→ **THE PROBLEM**:
Omit all pictures and transcribe only the lines in the entries below that run from the line with "What Plotly.js code" through the line with "const guideQ = [100, 77.3, 33.1];".
BEGIN DATA ENTRIES
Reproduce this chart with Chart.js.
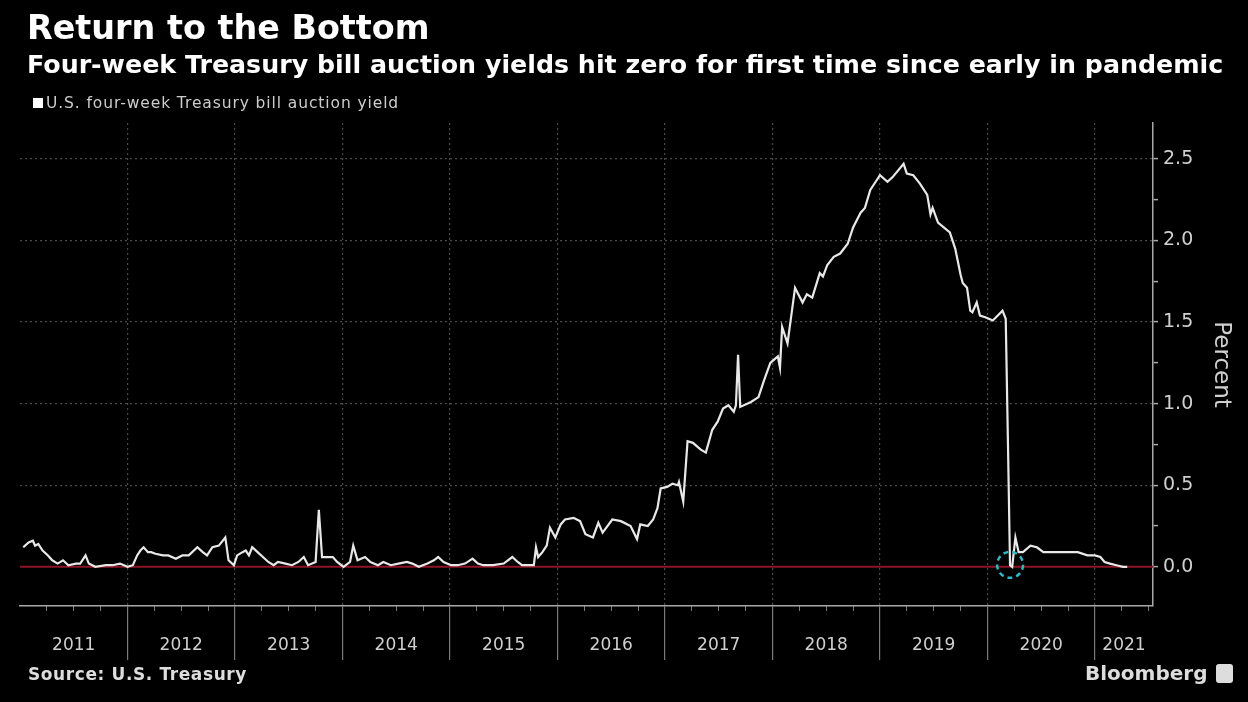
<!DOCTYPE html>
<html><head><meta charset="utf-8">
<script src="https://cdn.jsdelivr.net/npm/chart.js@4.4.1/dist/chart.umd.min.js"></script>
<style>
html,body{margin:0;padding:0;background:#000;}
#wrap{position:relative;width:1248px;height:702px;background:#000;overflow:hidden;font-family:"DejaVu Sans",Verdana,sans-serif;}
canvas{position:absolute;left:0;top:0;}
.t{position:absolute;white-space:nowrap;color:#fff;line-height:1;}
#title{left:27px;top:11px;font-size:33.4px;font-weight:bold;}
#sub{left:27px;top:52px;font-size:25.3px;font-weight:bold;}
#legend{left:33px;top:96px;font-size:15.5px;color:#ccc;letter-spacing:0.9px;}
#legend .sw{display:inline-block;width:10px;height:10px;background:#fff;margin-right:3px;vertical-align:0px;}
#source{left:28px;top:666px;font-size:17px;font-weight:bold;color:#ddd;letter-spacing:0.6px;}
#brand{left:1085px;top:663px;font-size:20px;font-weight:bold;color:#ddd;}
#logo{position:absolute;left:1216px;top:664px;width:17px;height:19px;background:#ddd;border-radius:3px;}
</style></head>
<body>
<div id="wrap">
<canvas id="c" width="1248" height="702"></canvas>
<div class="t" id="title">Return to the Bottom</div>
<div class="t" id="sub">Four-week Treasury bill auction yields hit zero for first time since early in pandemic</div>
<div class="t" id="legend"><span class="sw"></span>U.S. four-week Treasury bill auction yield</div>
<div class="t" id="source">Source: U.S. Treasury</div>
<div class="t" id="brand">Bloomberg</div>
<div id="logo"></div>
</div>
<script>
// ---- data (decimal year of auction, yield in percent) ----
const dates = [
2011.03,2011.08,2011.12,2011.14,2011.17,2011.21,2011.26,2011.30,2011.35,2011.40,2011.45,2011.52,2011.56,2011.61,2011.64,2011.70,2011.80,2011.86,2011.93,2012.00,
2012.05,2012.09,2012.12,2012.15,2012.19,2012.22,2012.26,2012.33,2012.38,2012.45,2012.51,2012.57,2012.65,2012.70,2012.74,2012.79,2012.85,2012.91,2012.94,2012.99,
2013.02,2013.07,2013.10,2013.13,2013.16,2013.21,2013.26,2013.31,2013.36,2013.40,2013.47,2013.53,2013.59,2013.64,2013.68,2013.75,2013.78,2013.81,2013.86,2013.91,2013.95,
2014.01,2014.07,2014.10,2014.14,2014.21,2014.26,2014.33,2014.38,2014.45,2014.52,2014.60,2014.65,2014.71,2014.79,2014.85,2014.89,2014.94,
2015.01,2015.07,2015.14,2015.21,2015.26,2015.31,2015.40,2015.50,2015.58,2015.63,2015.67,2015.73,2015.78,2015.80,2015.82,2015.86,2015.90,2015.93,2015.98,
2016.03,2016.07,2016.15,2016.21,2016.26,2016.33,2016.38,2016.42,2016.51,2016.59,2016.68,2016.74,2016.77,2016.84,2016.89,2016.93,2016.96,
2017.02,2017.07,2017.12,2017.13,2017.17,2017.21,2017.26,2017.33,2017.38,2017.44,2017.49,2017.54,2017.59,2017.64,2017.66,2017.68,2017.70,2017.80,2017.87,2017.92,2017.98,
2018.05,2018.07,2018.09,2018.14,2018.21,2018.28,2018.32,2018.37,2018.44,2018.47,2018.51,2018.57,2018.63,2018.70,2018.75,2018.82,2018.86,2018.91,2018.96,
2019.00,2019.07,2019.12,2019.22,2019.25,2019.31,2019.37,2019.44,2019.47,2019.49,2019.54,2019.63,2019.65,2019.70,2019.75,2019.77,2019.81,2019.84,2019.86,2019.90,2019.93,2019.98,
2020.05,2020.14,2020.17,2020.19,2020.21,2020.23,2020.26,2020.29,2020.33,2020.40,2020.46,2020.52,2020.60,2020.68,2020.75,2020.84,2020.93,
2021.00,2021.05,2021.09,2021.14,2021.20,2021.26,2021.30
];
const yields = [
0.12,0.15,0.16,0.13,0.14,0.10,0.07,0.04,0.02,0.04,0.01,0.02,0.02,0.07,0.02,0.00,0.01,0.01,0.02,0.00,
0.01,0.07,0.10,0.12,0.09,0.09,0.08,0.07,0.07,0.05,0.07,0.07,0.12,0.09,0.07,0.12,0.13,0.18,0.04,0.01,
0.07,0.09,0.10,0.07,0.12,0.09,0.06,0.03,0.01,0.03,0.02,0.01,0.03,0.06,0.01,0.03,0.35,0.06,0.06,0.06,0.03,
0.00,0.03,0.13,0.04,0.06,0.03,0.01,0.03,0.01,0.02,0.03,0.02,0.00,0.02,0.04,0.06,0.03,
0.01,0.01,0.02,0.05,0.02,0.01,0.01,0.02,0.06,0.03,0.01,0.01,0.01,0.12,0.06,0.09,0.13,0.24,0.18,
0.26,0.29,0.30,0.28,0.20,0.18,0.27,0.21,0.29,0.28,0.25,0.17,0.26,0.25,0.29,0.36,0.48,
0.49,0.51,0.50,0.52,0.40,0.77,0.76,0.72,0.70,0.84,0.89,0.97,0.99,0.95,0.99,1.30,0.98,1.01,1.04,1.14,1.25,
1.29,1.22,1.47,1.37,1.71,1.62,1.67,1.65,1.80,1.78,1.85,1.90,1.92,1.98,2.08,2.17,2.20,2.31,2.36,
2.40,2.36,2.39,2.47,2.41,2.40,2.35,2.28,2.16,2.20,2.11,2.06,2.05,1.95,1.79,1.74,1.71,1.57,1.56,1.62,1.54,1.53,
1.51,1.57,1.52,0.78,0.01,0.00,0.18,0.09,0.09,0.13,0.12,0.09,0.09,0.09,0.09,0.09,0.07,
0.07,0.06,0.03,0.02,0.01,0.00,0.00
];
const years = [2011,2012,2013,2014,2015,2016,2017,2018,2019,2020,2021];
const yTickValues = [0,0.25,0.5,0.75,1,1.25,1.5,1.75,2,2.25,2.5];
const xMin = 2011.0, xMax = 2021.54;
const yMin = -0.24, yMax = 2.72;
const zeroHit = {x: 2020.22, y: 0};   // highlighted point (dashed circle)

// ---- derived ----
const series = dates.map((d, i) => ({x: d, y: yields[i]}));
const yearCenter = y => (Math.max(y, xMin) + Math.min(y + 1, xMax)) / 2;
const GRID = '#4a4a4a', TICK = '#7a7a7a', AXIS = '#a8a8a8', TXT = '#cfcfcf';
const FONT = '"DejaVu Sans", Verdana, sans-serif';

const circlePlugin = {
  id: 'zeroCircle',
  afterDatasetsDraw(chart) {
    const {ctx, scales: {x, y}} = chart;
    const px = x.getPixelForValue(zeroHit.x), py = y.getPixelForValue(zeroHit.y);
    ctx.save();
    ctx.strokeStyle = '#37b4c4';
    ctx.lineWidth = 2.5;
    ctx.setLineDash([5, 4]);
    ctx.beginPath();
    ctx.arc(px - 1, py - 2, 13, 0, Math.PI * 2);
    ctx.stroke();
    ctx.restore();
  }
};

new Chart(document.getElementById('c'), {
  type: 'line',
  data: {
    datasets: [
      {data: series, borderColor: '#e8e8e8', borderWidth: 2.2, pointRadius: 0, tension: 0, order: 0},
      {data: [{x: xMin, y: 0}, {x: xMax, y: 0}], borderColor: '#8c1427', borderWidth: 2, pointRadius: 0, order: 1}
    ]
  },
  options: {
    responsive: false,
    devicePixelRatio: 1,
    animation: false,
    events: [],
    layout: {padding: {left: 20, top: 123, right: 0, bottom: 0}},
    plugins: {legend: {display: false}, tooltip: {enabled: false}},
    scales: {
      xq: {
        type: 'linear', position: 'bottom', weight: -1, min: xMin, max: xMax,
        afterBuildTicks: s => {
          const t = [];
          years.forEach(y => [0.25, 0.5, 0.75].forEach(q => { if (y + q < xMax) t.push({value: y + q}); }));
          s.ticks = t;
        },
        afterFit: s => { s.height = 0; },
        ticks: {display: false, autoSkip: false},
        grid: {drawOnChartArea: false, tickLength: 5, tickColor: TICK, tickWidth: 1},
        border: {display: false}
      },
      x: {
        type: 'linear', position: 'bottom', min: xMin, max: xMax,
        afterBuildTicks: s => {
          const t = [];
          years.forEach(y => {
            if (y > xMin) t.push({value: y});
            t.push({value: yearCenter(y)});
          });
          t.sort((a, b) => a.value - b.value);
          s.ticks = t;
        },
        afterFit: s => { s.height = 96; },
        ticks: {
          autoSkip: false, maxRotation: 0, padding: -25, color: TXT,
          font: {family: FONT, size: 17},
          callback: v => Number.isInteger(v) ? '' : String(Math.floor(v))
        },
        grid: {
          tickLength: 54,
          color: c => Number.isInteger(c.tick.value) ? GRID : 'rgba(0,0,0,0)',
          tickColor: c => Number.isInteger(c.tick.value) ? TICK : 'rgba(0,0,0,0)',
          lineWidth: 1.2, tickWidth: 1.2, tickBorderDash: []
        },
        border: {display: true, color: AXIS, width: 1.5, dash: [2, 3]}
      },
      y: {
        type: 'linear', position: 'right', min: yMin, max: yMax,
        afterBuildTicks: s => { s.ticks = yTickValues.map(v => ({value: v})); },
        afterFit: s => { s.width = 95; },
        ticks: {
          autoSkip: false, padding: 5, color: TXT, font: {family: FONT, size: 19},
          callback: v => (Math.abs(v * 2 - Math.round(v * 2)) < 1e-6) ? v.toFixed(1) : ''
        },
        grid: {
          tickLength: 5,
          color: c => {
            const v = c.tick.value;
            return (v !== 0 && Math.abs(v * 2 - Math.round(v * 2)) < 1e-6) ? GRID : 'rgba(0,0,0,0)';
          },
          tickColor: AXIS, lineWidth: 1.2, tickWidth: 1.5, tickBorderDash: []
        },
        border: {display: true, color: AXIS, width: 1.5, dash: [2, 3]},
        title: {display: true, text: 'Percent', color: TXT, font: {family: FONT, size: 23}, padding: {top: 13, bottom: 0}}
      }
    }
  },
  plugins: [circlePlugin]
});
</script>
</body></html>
END DATA ENTRIES
BEGIN DATA ENTRIES
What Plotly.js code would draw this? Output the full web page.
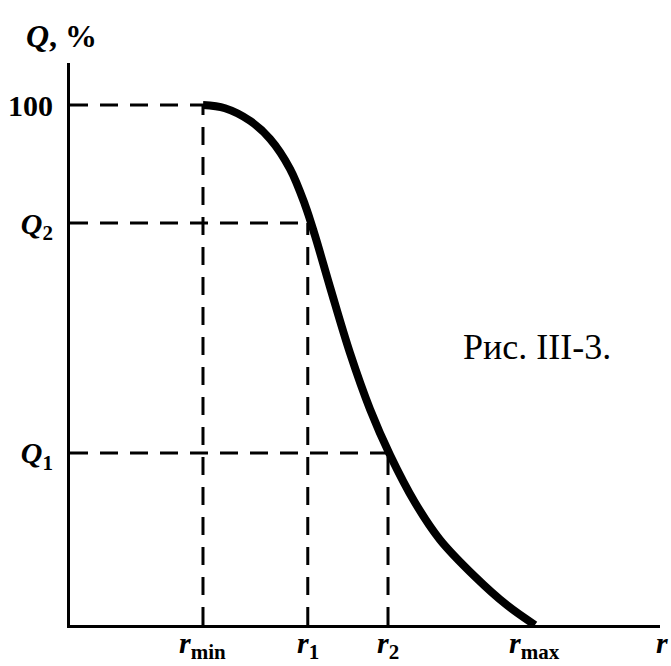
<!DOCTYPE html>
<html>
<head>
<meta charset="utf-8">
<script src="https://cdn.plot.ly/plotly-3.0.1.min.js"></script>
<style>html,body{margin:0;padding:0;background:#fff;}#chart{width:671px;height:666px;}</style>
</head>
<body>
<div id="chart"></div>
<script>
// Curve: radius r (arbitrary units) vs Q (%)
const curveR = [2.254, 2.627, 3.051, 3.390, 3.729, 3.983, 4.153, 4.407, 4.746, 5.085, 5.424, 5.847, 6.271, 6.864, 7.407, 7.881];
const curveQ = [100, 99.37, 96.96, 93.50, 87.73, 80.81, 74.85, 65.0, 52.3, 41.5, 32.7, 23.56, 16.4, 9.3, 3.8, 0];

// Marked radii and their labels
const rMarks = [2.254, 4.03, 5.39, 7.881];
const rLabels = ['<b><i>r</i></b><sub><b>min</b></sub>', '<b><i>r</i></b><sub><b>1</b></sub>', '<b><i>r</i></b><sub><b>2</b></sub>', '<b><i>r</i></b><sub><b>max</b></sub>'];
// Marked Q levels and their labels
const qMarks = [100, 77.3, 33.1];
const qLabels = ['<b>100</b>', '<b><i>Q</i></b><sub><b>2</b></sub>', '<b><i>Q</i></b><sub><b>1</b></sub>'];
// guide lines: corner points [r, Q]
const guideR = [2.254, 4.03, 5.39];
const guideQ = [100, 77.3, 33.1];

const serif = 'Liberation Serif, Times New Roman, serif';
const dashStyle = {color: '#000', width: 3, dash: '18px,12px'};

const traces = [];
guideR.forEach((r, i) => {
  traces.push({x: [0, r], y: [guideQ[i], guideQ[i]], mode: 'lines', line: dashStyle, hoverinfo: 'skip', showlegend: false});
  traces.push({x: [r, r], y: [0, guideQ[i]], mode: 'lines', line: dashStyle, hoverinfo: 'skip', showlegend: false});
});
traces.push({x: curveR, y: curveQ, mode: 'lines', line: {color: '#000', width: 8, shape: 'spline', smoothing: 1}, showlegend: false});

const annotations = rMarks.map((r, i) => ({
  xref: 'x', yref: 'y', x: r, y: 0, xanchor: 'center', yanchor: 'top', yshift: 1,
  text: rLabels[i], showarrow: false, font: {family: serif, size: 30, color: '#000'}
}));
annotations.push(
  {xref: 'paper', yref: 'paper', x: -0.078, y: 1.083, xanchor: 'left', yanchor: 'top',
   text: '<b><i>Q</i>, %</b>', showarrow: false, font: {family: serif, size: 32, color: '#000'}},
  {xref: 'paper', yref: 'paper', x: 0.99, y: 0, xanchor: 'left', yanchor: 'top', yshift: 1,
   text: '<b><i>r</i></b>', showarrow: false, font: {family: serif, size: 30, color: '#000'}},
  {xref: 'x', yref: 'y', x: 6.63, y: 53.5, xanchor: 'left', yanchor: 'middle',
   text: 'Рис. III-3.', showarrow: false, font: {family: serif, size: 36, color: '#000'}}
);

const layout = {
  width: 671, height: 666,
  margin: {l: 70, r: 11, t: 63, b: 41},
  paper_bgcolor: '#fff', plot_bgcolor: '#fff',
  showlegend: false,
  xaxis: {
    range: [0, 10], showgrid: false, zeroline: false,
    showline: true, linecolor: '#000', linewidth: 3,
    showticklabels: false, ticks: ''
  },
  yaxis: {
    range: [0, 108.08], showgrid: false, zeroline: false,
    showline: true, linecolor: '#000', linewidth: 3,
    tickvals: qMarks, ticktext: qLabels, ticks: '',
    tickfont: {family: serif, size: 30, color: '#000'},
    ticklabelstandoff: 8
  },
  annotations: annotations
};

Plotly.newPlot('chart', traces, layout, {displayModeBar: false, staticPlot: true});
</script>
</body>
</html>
END DATA ENTRIES
→ **ANSWER TO THE TASK**:
What Plotly.js code would draw this? Output the full web page.
<!DOCTYPE html>
<html>
<head>
<meta charset="utf-8">
<script src="https://cdn.plot.ly/plotly-3.0.1.min.js"></script>
<style>html,body{margin:0;padding:0;background:#fff;}#chart{width:671px;height:666px;}</style>
</head>
<body>
<div id="chart"></div>
<script>
// Curve: radius r (arbitrary units) vs Q (%)
const curveR = [2.254, 2.627, 3.051, 3.390, 3.729, 3.983, 4.153, 4.407, 4.746, 5.085, 5.424, 5.847, 6.271, 6.864, 7.407, 7.881];
const curveQ = [100, 99.37, 96.96, 93.50, 87.73, 80.81, 74.85, 65.0, 52.3, 41.5, 32.7, 23.56, 16.4, 9.3, 3.8, 0];

// Marked radii and their labels
const rMarks = [2.254, 4.03, 5.39, 7.881];
const rLabels = ['<b><i>r</i></b><sub><b>min</b></sub>', '<b><i>r</i></b><sub><b>1</b></sub>', '<b><i>r</i></b><sub><b>2</b></sub>', '<b><i>r</i></b><sub><b>max</b></sub>'];
// Marked Q levels and their labels
const qMarks = [100, 77.3, 33.1];
const qLabels = ['<b>100</b>', '<b><i>Q</i></b><sub><b>2</b></sub>', '<b><i>Q</i></b><sub><b>1</b></sub>'];
// guide lines: corner points [r, Q]
const guideR = [2.254, 4.03, 5.39];
const guideQ = [100, 77.3, 33.1];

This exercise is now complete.